Sebelumnya, dugaan fraud yang merugikan negara juga mengemuka, dan membuat perusahaan mengalami masalah keuangan. Temuan tersebut dilaporkan BPK kepada DPR, bersama sejumlah temuan lain terkait aktivitas Indofarma dan anak usahanya, PT IGM, yang menyebabkan perusahaan farmasi itu fraud atau rugi. Laporan itu tertuang dalam Ikhtisar Hasil Pemeriksaan Semester (IHPS) II Tahun 2023 oleh BPK ke DPR, Kamis (6/6/2024).
Ada sejumlah aktivitas yang menyebabkan Indofarma merugi, antara lain melakukan transaksi jual-beli fiktif, menempatkan dana deposito atas nama pribadi pada Koperasi Simpan Pinjam Nusantara, melakukan kerja sama pengadaan alat kesehatan tanpa studi kelayakan dan penjualan tanpa analisa kemampuan keuangan customer, hingga melakukan pinjaman online alias pinjol.

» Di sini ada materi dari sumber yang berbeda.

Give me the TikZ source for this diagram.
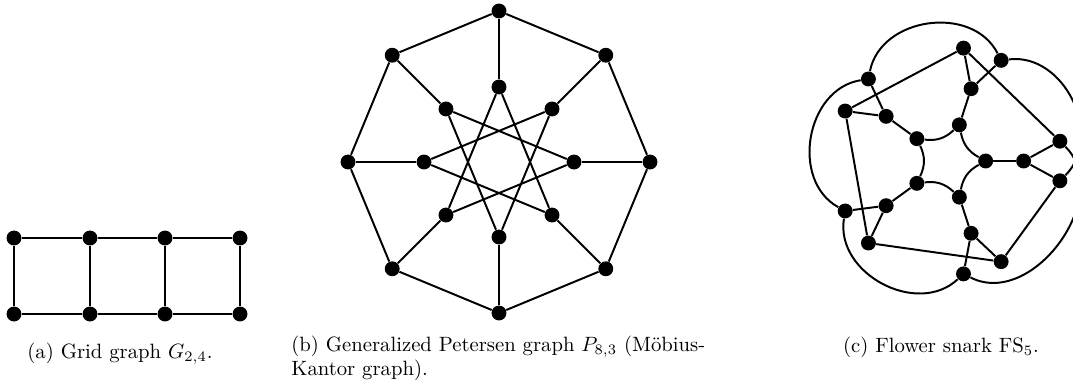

Permasalahan tersebut mengakibatkan indikasi kerugian sebesar Rp 294,77 miliar dan potensi kerugian sebesar Rp 164,83 miliar, yang terdiri dari piutang macet sebesar Rp 122,93 miliar, persediaan yang tidak dapat terjual sebesar Rp 23,64 miliar, dan beban pajak dari penjualan fiktif FMCG sebesar Rp 18,26 miliar.